The couple intended to tour New Zealand for a year but I was offered a position on the South Island.

She facilitated educational trips and events for international students, then taught ESOL (English to Speakers of Other Languages) to migrants, refugees and international students in the English department.

“I also was course coordinator for New Zealand studies which still makes me laugh as I am from England,” she said.

Her husband landed his dream “gap year” job in a ski shop. The Minnesotan, an avid snowboarder, spent winter months on nearby slopes, but Nicola didn’t grow up skiing.

“In England, skiing is classified as an elitist sport as the closest real slopes are in Europe,” Scott said. “We returned to Korea in 2017 for me to continue teaching at the British Council.”

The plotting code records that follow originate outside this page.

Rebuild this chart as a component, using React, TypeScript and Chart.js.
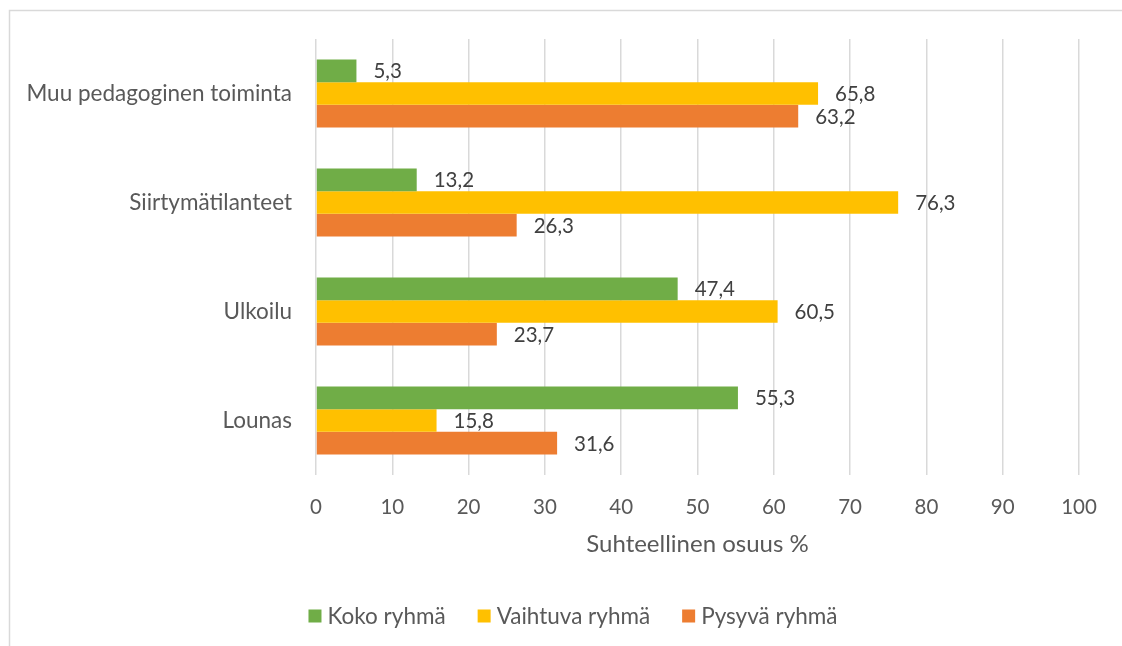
import React, { useEffect, useRef } from 'react';
import { Chart, registerables } from 'chart.js';

Chart.register(...registerables);

const categories = ['Muu pedagoginen toiminta', 'Siirtymätilanteet', 'Ulkoilu', 'Lounas'];
const seriesNames = ['Koko ryhmä', 'Vaihtuva ryhmä', 'Pysyvä ryhmä'];
const kokoRyhma = [5.3, 13.2, 47.4, 55.3];
const vaihtuvaRyhma = [65.8, 76.3, 60.5, 15.8];
const pysyvaRyhma = [63.2, 26.3, 23.7, 31.6];
const seriesColors = ['#70AD47', '#FFC000', '#ED7D31'];
const xMin = 0;
const xMax = 100;
const xStep = 10;
const axisTitle = 'Suhteellinen osuus %';

const FONT = 'Lato';
const FS_TEXT = 22.5;
const FS_NUM = 20.5;
const FS_TITLE = 24;
const AXIS_COLOR = '#595959';
const LABEL_COLOR = '#404040';
const GRID_COLOR = '#D9D9D9';

const fmt = (v: number) => v.toFixed(1).replace('.', ',');

const valueLabels = {
  id: 'valueLabels',
  afterDatasetsDraw(chart: any) {
    const ctx = chart.ctx;
    ctx.save();
    ctx.font = `${FS_NUM}px ${FONT}`;
    ctx.fillStyle = LABEL_COLOR;
    ctx.textAlign = 'left';
    ctx.textBaseline = 'middle';
    chart.data.datasets.forEach((ds: any, i: number) => {
      const meta = chart.getDatasetMeta(i);
      meta.data.forEach((bar: any, j: number) => {
        ctx.fillText(fmt(ds.data[j]), bar.x + 17, bar.y + 1);
      });
    });
    ctx.restore();
  },
};

const frame = {
  id: 'frame',
  beforeDraw(chart: any) {
    const ctx = chart.ctx;
    ctx.save();
    ctx.fillStyle = '#FFFFFF';
    ctx.fillRect(0, 0, chart.width, chart.height);
    ctx.strokeStyle = GRID_COLOR;
    ctx.lineWidth = 1.5;
    ctx.beginPath();
    ctx.moveTo(9.5, chart.height);
    ctx.lineTo(9.5, 10.5);
    ctx.lineTo(chart.width, 10.5);
    ctx.stroke();
    ctx.restore();
  },
};

// Legend drawn in Excel style (small square, tight gap), centred in the chart frame
const customLegend = {
  id: 'customLegend',
  afterDraw(chart: any) {
    const ctx = chart.ctx;
    const box = 13;
    const gap = 6;
    const itemGap = 32;
    const centerX = 573;
    const centerY = 616;
    ctx.save();
    ctx.font = `${FS_TEXT}px ${FONT}`;
    const items = chart.data.datasets.map((ds: any) => ({
      text: ds.label,
      color: ds.backgroundColor,
      w: ctx.measureText(ds.label).width,
    }));
    const total =
      items.reduce((s: number, it: any) => s + box + gap + it.w, 0) + itemGap * (items.length - 1);
    let x = centerX - total / 2;
    ctx.textAlign = 'left';
    ctx.textBaseline = 'middle';
    items.forEach((it: any) => {
      ctx.fillStyle = it.color;
      ctx.fillRect(x, centerY - box / 2, box, box);
      ctx.fillStyle = AXIS_COLOR;
      ctx.fillText(it.text, x + box + gap, centerY + 1);
      x += box + gap + it.w + itemGap;
    });
    ctx.restore();
  },
};

export default function App() {
  const ref = useRef<HTMLCanvasElement | null>(null);
  useEffect(() => {
    if (!ref.current) return;
    const chart = new Chart(ref.current, {
      type: 'bar',
      data: {
        labels: categories,
        datasets: [
          { label: seriesNames[0], data: kokoRyhma, backgroundColor: seriesColors[0] },
          { label: seriesNames[1], data: vaihtuvaRyhma, backgroundColor: seriesColors[1] },
          { label: seriesNames[2], data: pysyvaRyhma, backgroundColor: seriesColors[2] },
        ],
      },
      options: {
        indexAxis: 'y',
        responsive: false,
        animation: false,
        devicePixelRatio: 1,
        datasets: { bar: { categoryPercentage: 0.625, barPercentage: 1.0 } },
        layout: { padding: { top: 39, right: 43, left: 0, bottom: 0 } },
        plugins: {
          tooltip: { enabled: false },
          legend: { display: false },
        },
        scales: {
          x: {
            type: 'linear',
            min: xMin,
            max: xMax,
            ticks: {
              stepSize: xStep,
              color: AXIS_COLOR,
              font: { family: FONT, size: FS_NUM },
              padding: 20,
            },
            grid: { color: GRID_COLOR, lineWidth: 1.5, drawTicks: false },
            border: { display: false },
            title: {
              display: true,
              text: axisTitle,
              color: AXIS_COLOR,
              font: { family: FONT, size: FS_TITLE },
              padding: { top: 0, bottom: 87 },
            },
            afterFit: (scale: any) => {
              scale.height = 171;
            },
          },
          y: {
            type: 'category',
            ticks: {
              color: AXIS_COLOR,
              font: { family: FONT, size: FS_TEXT },
              padding: 24,
            },
            grid: { display: false, drawTicks: false },
            border: { display: false },
            afterFit: (scale: any) => {
              scale.width = 316;
            },
          },
        },
      },
      plugins: [frame, valueLabels, customLegend],
    });
    return () => chart.destroy();
  }, []);

  return (
    <div style={{ position: 'fixed', left: 0, top: 0, width: 1122, height: 646, background: '#fff' }}>
      <canvas ref={ref} width={1122} height={646} style={{ display: 'block', width: 1122, height: 646 }} />
    </div>
  );
}
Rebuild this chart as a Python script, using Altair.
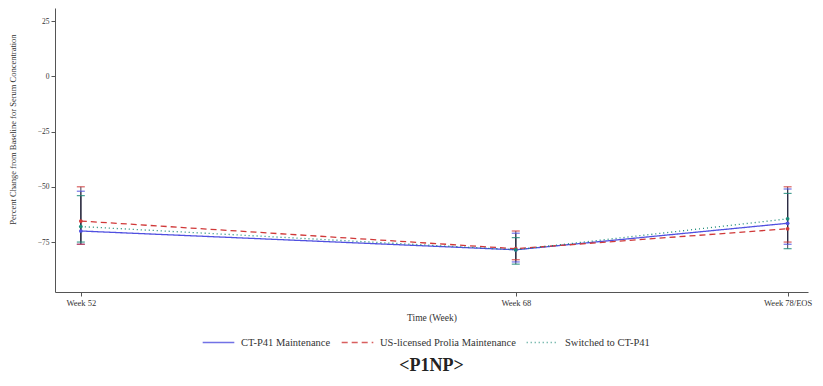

After spending last March-June in Minnesota, they made an extended road trip to New Orleans to celebrate receiving her green card, settling in Niles last summer for his career change from teaching to consulting for small start-ups.

Scott as an undergraduate majored in business and information technology. Though she began teaching English to travel, she found a passion for teaching and went on to study for her teaching qualifications. Now, she has taught in Korea, New Zealand, England and Italy.

“Teaching in South Korea enabled me to save and still travel. A quick flight over to Vietnam, Laos, China, Thailand, Hong Kong and Japan were all within reach,” she said. “When I started working for the British Council, I had ample vacation time as it was under a British contract and had civil servant and ambassador privileges. I could travel for four weeks in the summer or up to five weeks in the winter – with weekend trips here and there. I do miss weekend trips during this lockdown, but I respect the experts and why we are doing this. The world may be altered, but it will still be there after all of this.”

SMC’s spring semester ushered in this “new normal” as faculty, support staff and students transitioned to online learning.

“Students have been so versatile and adaptable,” Scott said. “We were positioned to support students immediately since we already offered online consultations. Zoom allows us to work with students similarly to an in-person appointment.

“We also use GoBoard, a platform that combines video consultations with an interactive canvas which is especially useful for math and science. Since classes went entirely online March 13, we have had an impressive 643 tutoring appointments. We have also been able to support faculty by offering online mini-workshops to classes to see how they are progressing with specific assignments.

“As the semester ends, we are still supporting and are available for students every day. We are working on videos and presentations to help students and faculty during summer semester, which starts June 1. Many colleges charge for their tutoring centers, and I have tutored privately in the past. Private tutors can charge in excess of $70 an hour, but SMC’s free services are available to all of our students.”